In very short order, the young girl who was driving the car I just tried to drive through was at my door, blood from wounds on her face pouring into a pristine white sweater, screaming at me, "Why didn't you stop?", over and over.
My utterances of that word ceased, I sat there, still holding the wheel, realizing that the last few moments were still looping in my brain, in extra slow motion, clicked back into the moment, and said to her very quietly, "I had the light, and before I could react there you were. You ran a red light in front of me."
And before she could respond I asked her, "Why weren't you wearing a seatbelt?"
She stopped for a moment, then ranted again about why I didn't stop.
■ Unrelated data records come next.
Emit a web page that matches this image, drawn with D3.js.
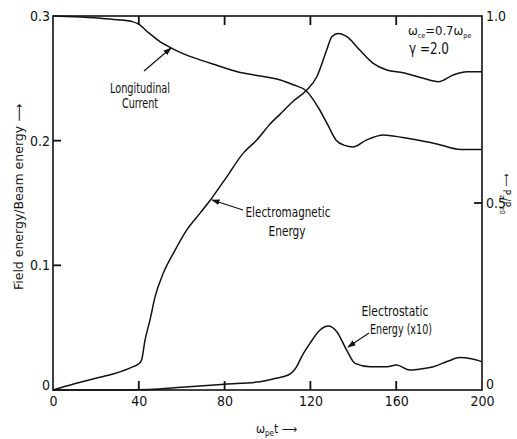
<!DOCTYPE html>
<html><head><meta charset="utf-8">
<script src="https://cdn.jsdelivr.net/npm/d3@7"></script>
<style>
body{margin:0;background:#fff;}
svg{display:block;}
text{fill:#111;}
.cond{font-family:"Liberation Sans Narrow","DejaVu Sans Condensed","Arial Narrow","Liberation Sans",sans-serif;}
</style>
</head><body>
<svg id="chart" width="517" height="439"></svg>
<script>
// ---- data ----
const xTicks = [0, 40, 80, 120, 160, 200];
const leftTicks = [0, 0.1, 0.2, 0.3];
const leftTickLabels = ["0", "0.1", "0.2", "0.3"];
const rightTicks = [0, 0.5, 1.0];
const rightTickLabels = ["0", "0.5", "1.0"];

// Longitudinal current (right axis, normalised)
const lcT = [0, 10, 22, 30, 37, 40, 44, 50, 55, 62, 70, 76, 86, 96, 106, 112, 118, 124, 128, 132, 136, 140, 146, 154, 163, 171, 179, 190, 200];
const lcV = [1.0, 0.998, 0.994, 0.99, 0.985, 0.978, 0.958, 0.931, 0.915, 0.896, 0.88, 0.869, 0.851, 0.84, 0.829, 0.816, 0.80, 0.752, 0.71, 0.668, 0.654, 0.65, 0.668, 0.682, 0.675, 0.667, 0.658, 0.643, 0.643];

// Electromagnetic energy (left axis)
const emT = [0, 10, 20, 28, 37.4, 40, 41.3, 42.9, 45.2, 47.6, 51.4, 56.1, 62.3, 68.5, 73.2, 81, 88.7, 95, 101, 106, 112, 118.3, 123, 127.6, 130, 133, 137, 143, 149.3, 155.6, 163.3, 172.6, 179.6, 186.6, 192.9, 200];
const emV = [0, 0.005, 0.0095, 0.0128, 0.0187, 0.021, 0.024, 0.040, 0.056, 0.0749, 0.0936, 0.1096, 0.1283, 0.1417, 0.152, 0.171, 0.19, 0.2005, 0.213, 0.2215, 0.2316, 0.2406, 0.2513, 0.2727, 0.2834, 0.286, 0.2834, 0.2727, 0.262, 0.2567, 0.2545, 0.25, 0.2473, 0.2527, 0.2553, 0.2553];

// Electrostatic energy x10 (left axis)
const esT = [0, 20, 45, 60, 80, 96.5, 104, 109.7, 113.6, 116, 119.8, 124.5, 128.3, 132.3, 136.9, 140.8, 147.8, 155, 160.2, 166.4, 172, 177.3, 184, 189.7, 195, 200];
const esV = [0, 0, 0.0005, 0.0022, 0.0047, 0.0067, 0.0095, 0.012, 0.0187, 0.027, 0.0374, 0.0481, 0.0513, 0.0468, 0.032, 0.0214, 0.0187, 0.0186, 0.02, 0.016, 0.017, 0.0187, 0.023, 0.026, 0.025, 0.0227];

// ---- layout ----
const svg = d3.select("#chart");
const L = 53, R = 482, T = 16, B = 390;
const x = d3.scaleLinear().domain([0, 200]).range([L, R]);
const yL = d3.scaleLinear().domain([0, 0.3]).range([B, T]);
const yR = d3.scaleLinear().domain([0, 1]).range([B, T]);

svg.append("defs").append("marker")
  .attr("id", "arr").attr("viewBox", "0 0 10 10").attr("refX", 9).attr("refY", 5)
  .attr("markerWidth", 7).attr("markerHeight", 7).attr("orient", "auto")
  .append("path").attr("d", "M0,1.5 L10,5 L0,8.5 Z").attr("fill", "#111");

// frame
svg.append("rect").attr("x", L).attr("y", T).attr("width", R - L).attr("height", B - T)
  .attr("fill", "none").attr("stroke", "#111").attr("stroke-width", 1.6);

// axis labels via d3 axes (tick marks drawn separately below)
const bx = svg.append("g").attr("transform", `translate(0,${B})`)
  .call(d3.axisBottom(x).tickValues(xTicks).tickSize(0).tickPadding(6));
const lx = svg.append("g").attr("transform", `translate(${L},0)`)
  .call(d3.axisLeft(yL).tickValues(leftTicks).tickSize(0).tickPadding(3)
    .tickFormat((d, i) => leftTickLabels[i]));
const rx = svg.append("g").attr("transform", `translate(${R},0)`)
  .call(d3.axisRight(yR).tickValues(rightTicks).tickSize(0).tickPadding(4)
    .tickFormat((d, i) => rightTickLabels[i]));
[bx, lx, rx].forEach(g => {
  g.select(".domain").remove();
  g.selectAll(".tick line").remove();
  g.selectAll(".tick text").attr("class", "cond").attr("font-size", 14).attr("fill", "#111");
});
lx.selectAll(".tick").filter(d => d === 0).select("text").attr("dy", "-0.05em");
rx.selectAll(".tick").filter(d => d === 0).select("text").attr("dy", "-0.1em");

// inward tick marks
const tl = 9;
const inner = xTicks.slice(1, -1);
const tk = svg.append("g");
function tick(x1, y1, x2, y2) {
  tk.append("line").attr("x1", x1).attr("y1", y1).attr("x2", x2).attr("y2", y2)
    .style("stroke", "#111").style("stroke-width", "1.8px");
}
inner.forEach(d => { tick(x(d), B, x(d), B - tl); tick(x(d), T, x(d), T + tl); });
leftTicks.slice(1, -1).forEach(d => tick(L, yL(d), L + tl - 1, yL(d)));
rightTicks.slice(1, -1).forEach(d => tick(R, yR(d), R - tl + 1, yR(d)));

// curves
const mk = (T_, V_, ys) => d3.line().x((d, i) => x(T_[i])).y((d, i) => ys(V_[i])).curve(d3.curveMonotoneX)(T_);
svg.append("path").attr("d", mk(lcT, lcV, yR)).attr("fill", "none").attr("stroke", "#111").attr("stroke-width", 1.5);
svg.append("path").attr("d", mk(emT, emV, yL)).attr("fill", "none").attr("stroke", "#111").attr("stroke-width", 1.5);
svg.append("path").attr("d", mk(esT, esV, yL)).attr("fill", "none").attr("stroke", "#111").attr("stroke-width", 1.5);

// annotations
function label(s, cx, y, w, size) {
  svg.append("text").attr("class", "cond").attr("x", cx).attr("y", y)
    .attr("text-anchor", "middle").attr("font-size", size)
    .attr("textLength", w).attr("lengthAdjust", "spacingAndGlyphs").text(s);
}
label("Longitudinal", 140, 93, 60, 14);
label("Current", 140, 108, 36, 14);
svg.append("line").attr("x1", 144).attr("y1", 71).attr("x2", 171).attr("y2", 48)
  .attr("stroke", "#111").attr("stroke-width", 1.2).attr("marker-end", "url(#arr)");

label("Electromagnetic", 288, 217, 85, 14);
label("Energy", 287, 236, 37, 14);
svg.append("line").attr("x1", 243).attr("y1", 210).attr("x2", 212).attr("y2", 200)
  .attr("stroke", "#111").attr("stroke-width", 1.2).attr("marker-end", "url(#arr)");

label("Electrostatic", 395, 316, 67, 14);
label("Energy (x10)", 401, 334, 62, 14);
svg.append("line").attr("x1", 369).attr("y1", 333).attr("x2", 348).attr("y2", 347)
  .attr("stroke", "#111").attr("stroke-width", 1.2).attr("marker-end", "url(#arr)");

// parameters
const p1 = svg.append("text").attr("class", "cond").attr("x", 408).attr("y", 35).attr("font-size", 13);
p1.append("tspan").text("ω");
p1.append("tspan").attr("font-size", 7).attr("dy", 3).text("ce");
p1.append("tspan").attr("dy", -3).text("=0.7ω");
p1.append("tspan").attr("font-size", 7).attr("dy", 3).text("pe");
svg.append("text").attr("class", "cond").attr("x", 409).attr("y", 54).attr("font-size", 15)
  .attr("textLength", 40).attr("lengthAdjust", "spacingAndGlyphs").text("γ =2.0");

// x-axis title
const xt = svg.append("text").attr("class", "cond").attr("x", 256).attr("y", 433).attr("font-size", 12);
xt.append("tspan").text("ω");
xt.append("tspan").attr("font-size", 8).attr("dy", 3).text("pe");
xt.append("tspan").attr("dy", -3).text("t ⟶");

// left y-axis title
svg.append("text").attr("transform", "translate(23,197) rotate(-90)").attr("text-anchor", "middle")
  .attr("font-family", "DejaVu Sans, sans-serif").attr("font-size", 12.5).text("Field energy/Beam energy ⟶");

// right y-axis title
const rt = svg.append("text").attr("transform", "translate(503,194) rotate(90)").attr("text-anchor", "middle")
  .attr("class", "cond").attr("font-size", 10);
rt.append("tspan").text("⟵ P");
rt.append("tspan").attr("font-size", 7).attr("dy", 3).text("z");
rt.append("tspan").attr("dy", -3).text("/P");
rt.append("tspan").attr("font-size", 7).attr("dy", 3).text("z0");
</script>
</body></html>
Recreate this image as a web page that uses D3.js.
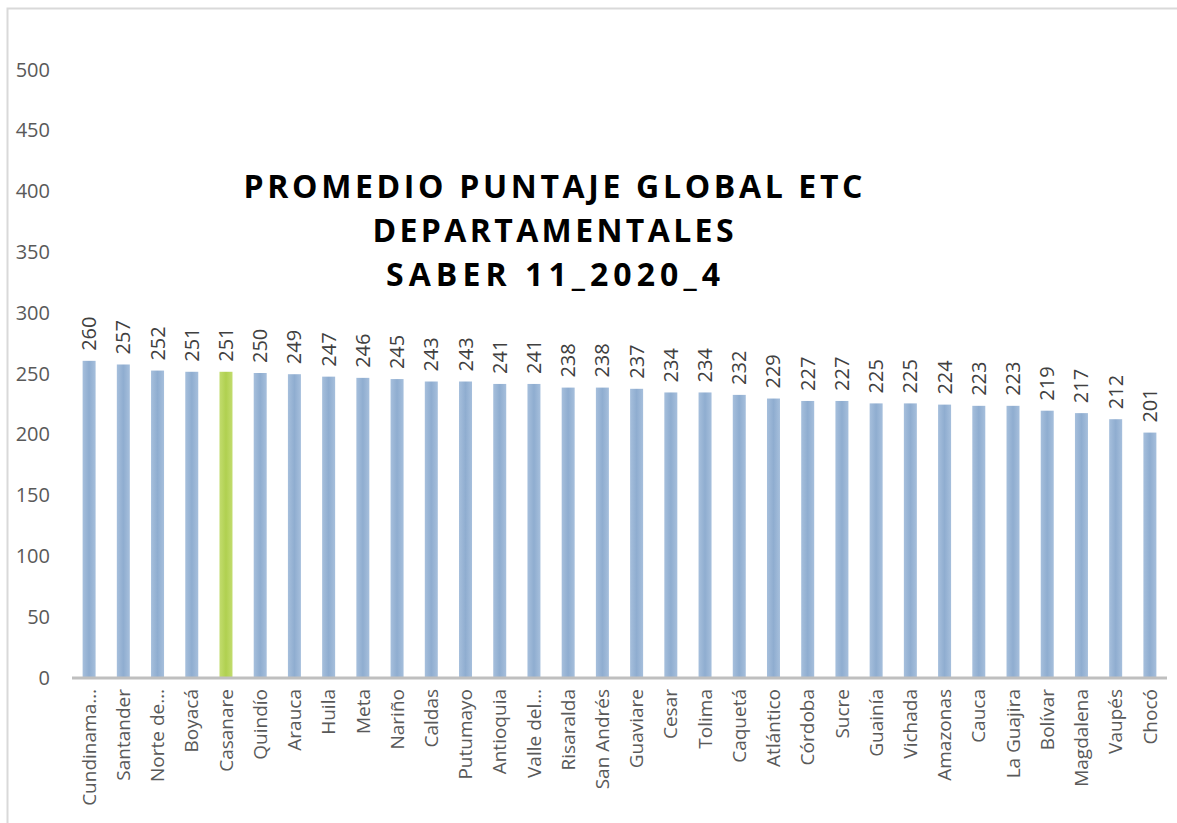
<!DOCTYPE html>
<html>
<head>
<meta charset="utf-8">
<script src="https://cdn.jsdelivr.net/npm/d3@7"></script>
<style>
  body { margin: 0; background: #fff; }
  svg { display: block; font-family: "Open Sans", sans-serif; }
</style>
</head>
<body>
<div id="chart"></div>
<script>
// departamentos, en el orden del grafico
const departamentos = ["Cundinama…", "Santander", "Norte de…", "Boyacá", "Casanare", "Quindío",
    "Arauca", "Huila", "Meta", "Nariño", "Caldas", "Putumayo", "Antioquia", "Valle del…",
    "Risaralda", "San Andrés", "Guaviare", "Cesar", "Tolima", "Caquetá", "Atlántico",
    "Córdoba", "Sucre", "Guainía", "Vichada", "Amazonas", "Cauca", "La Guajira", "Bolívar",
    "Magdalena", "Vaupés", "Chocó"];
const puntajes = [260, 257, 252, 251, 251, 250, 249, 247, 246, 245, 243, 243, 241, 241,
    238, 238, 237, 234, 234, 232, 229, 227, 227, 225, 225, 224, 223, 223, 219, 217, 212, 201];
const resaltado = "Casanare";
const yTicks = [0, 50, 100, 150, 200, 250, 300, 350, 400, 450, 500];
const titulo = ["PROMEDIO PUNTAJE GLOBAL ETC", "DEPARTAMENTALES", "SABER 11_2020_4"];
const anchoTitulo = [619, 361, 334];

const width = 1177,
    height = 823;

const svg = d3.select("#chart").append("svg")
    .attr("width", width)
    .attr("height", height);

const defs = svg.append("defs");
function grad(id, edge, mid) {
    const g = defs.append("linearGradient").attr("id", id)
        .attr("x1", "0").attr("x2", "1").attr("y1", "0").attr("y2", "0");
    g.append("stop").attr("offset", "0%").attr("stop-color", edge);
    g.append("stop").attr("offset", "50%").attr("stop-color", mid);
    g.append("stop").attr("offset", "100%").attr("stop-color", edge);
}
grad("gBlue", "#a6bfdc", "#8fadd0");
grad("gGreen", "#c2dc6e", "#b0d050");

// marco
svg.append("path")
    .attr("d", `M7.5,${height + 5} V8.5 H${width + 5}`)
    .attr("fill", "none")
    .attr("stroke", "#d9d9d9")
    .attr("stroke-width", 2);

const x = d3.scaleBand()
    .domain(departamentos)
    .range([72, 1167])
    .paddingInner(0.62)
    .paddingOuter(0.31);

const y = d3.scaleLinear()
    .domain([0, 500])
    .range([677, 69]);

// eje y (solo etiquetas)
const yAxis = svg.append("g")
    .attr("transform", "translate(50,0)")
    .call(d3.axisLeft(y).tickValues(yTicks).tickSize(0).tickPadding(0));
yAxis.select(".domain").remove();
yAxis.selectAll("text")
    .attr("fill", "#595959")
    .attr("font-family", "Open Sans")
    .attr("font-size", 20)
    .attr("dy", "0.35em");

// barras
svg.append("g").selectAll("rect")
    .data(puntajes)
    .join("rect")
    .attr("x", (d, i) => x(departamentos[i]))
    .attr("y", (d) => y(d))
    .attr("width", x.bandwidth())
    .attr("height", (d) => y(0) - y(d))
    .attr("fill", (d, i) => departamentos[i] === resaltado ? "url(#gGreen)" : "url(#gBlue)");

// eje x
const xAxis = svg.append("g")
    .attr("transform", `translate(0,${y(0)})`)
    .call(d3.axisBottom(x).tickSize(0).tickPadding(0));
xAxis.select(".domain")
    .attr("stroke", "#bfbfbf")
    .attr("stroke-width", 3)
    .attr("d", `M${x.range()[0]},1V1H${x.range()[1]}`);
xAxis.selectAll("text")
    .attr("fill", "#595959")
    .attr("font-family", "Open Sans")
    .attr("font-size", 19)
    .attr("text-anchor", "end")
    .attr("transform", "translate(0,12) rotate(-90)")
    .attr("x", 0)
    .attr("y", 0)
    .attr("dy", "0.35em");

// etiquetas de valor
svg.append("g").selectAll("text")
    .data(puntajes)
    .join("text")
    .attr("transform", (d, i) => `translate(${x(departamentos[i]) + x.bandwidth() / 2},${y(d) - 10}) rotate(-90)`)
    .attr("dy", "0.35em")
    .attr("fill", "#404040")
    .attr("font-size", 20)
    .text((d) => d);

// titulo
svg.append("g").selectAll("text")
    .data(titulo)
    .join("text")
    .attr("x", 553)
    .attr("y", (d, i) => 198 + i * 44)
    .attr("text-anchor", "middle")
    .attr("font-size", 32)
    .attr("font-weight", "bold")
    .attr("textLength", (d, i) => anchoTitulo[i])
    .attr("lengthAdjust", "spacing")
    .attr("fill", "#000")
    .text((d) => d);
</script>
</body>
</html>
So I interrupted her, and said, "You weren't wearing a seatbelt."
She asked, "How do you know I wasn't wearing a seatbelt?"
So i told her about watching half of her body come out the window of the car, pointed to the blood on what was once a very pretty sweater, and the wounds on her face that were still producing copious amounts of blood. I also pointed out that I was still wearing my seatbelt, and didn't have a scratch on me.
The poor girl realized at that moment just how much she had screwed up, and began sobbing. The driver of the truck had stopped and was standing there, the woman who was in the other car waiting for the light to change, and several other people who had witnessed the accident.
They all confirmed that I had the light, and this pretty young girl ran a red turn light.
I asked the young lady how long she had been driving.
Again her crying began, and she sobbed, "Two weeks."
I only lived a short distance from the scene, so I had the tow truck that hooked to my car tow it to my house. I put my groceries and laundry away, and began the process of getting another ride.
The girl's insurance adjuster came by a few days later, he looked the car over, asked some questions and took my statement. The car was an old 1963 Plymouth Valiant, 4 door with a slant 6 and three on the tree manual transmission, that had belonged to a friend's mother. She had gone to assisted living, and quit driving, and I needed a car, so my buddy sold it to me for $300. The insurance adjuster gave me $800.
He also gave me $200 for my groceries, which had spilled all over the back seat, and something like $500 or so for the inconvenience of the whole affair.
So due to a young driver's inexperience, I had a short period of inconvenience that resulted in an upgrade to a newer car.